从源码安装 ExecuTorch pip 包¶

# Install ExecuTorch pip package and its dependencies, as well as
# development tools like CMake, and backend support for XNNPACK and CoreML.
# If developing on a Mac, make sure to install the Xcode Command Line Tools first.
# Intel-based macOS systems require building PyTorch from source (see below)
./install_executorch.sh

有关如何从源码构建 PyTorch 的信息，请参阅 PyTorch 说明。

使用 --use-pt-pinned-commit 标志来安装具有现有 PyTorch 构建的 ExecuTorch

./install_executorch.sh --use-pt-pinned-commit

对于基于 Intel 的 macOS 系统，请使用 --use-pt-pinned-commit --minimal 标志

./install_executorch.sh --use-pt-pinned-commit --minimal

请注意，默认情况下仅支持 XNNPACK 和 CoreML 后端。您可以通过设置相应的 CMake 标志来启用其他后端或禁用默认后端。

# Enable the MPS backend
CMAKE_ARGS="-DEXECUTORCH_BUILD_MPS=ON" ./install_executorch.sh

# Disable the XNNPACK backend
CMAKE_ARGS="-DEXECUTORCH_BUILD_XNNPACK=OFF" ./install_executorch.sh

对于开发模式，请使用 --editable 运行命令，这允许我们修改 Python 源代码并立即看到更改生效。

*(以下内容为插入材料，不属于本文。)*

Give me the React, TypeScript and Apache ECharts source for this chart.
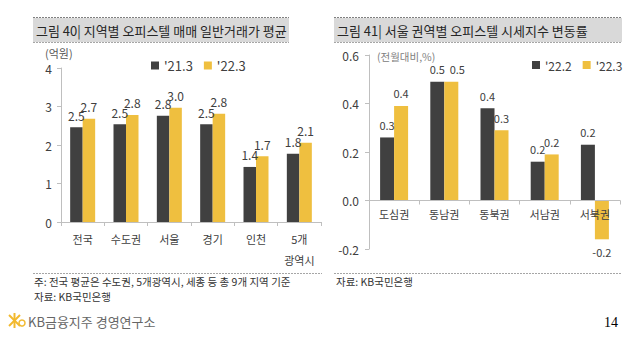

./install_executorch.sh --editable

# Or you can directly do the following if dependencies are already installed
# either via a previous invocation of `./install_executorch.sh` or by explicitly installing requirements via `./install_requirements.sh` first.
pip install -e . --no-build-isolation

如果修改了 C++ 文件，您仍需要从源码重新安装 ExecuTorch。

警告： 某些模块无法直接在可编辑模式下导入。这是一个已知的问题，我们正在积极修复。要解决此问题
# This will fail
python -c "from executorch.exir import CaptureConfig"
# But this will succeed
python -c "from executorch.exir.capture import CaptureConfig"

注意： 清理构建系统

从上游仓库获取新版本时（通过 git fetch 或 git pull），最好清除旧的构建工件。构建系统目前不能很好地适应构建依赖项的变化。

您还应该再次更新并拉取子模块，以防它们的版本发生变化。
# From the root of the executorch repo:
./install_executorch.sh --clean
git submodule sync
git submodule update --init --recursive
带有 --clean 的命令会移除构建工件、pip 输出，并在安装了 ccache 的情况下清除 ccache，从而确保一个完全干净的构建环境。

从源码构建 ExecuTorch C++ 运行时¶

ExecuTorch 的 CMake 构建系统涵盖了可能对嵌入式系统用户有用的运行时组件。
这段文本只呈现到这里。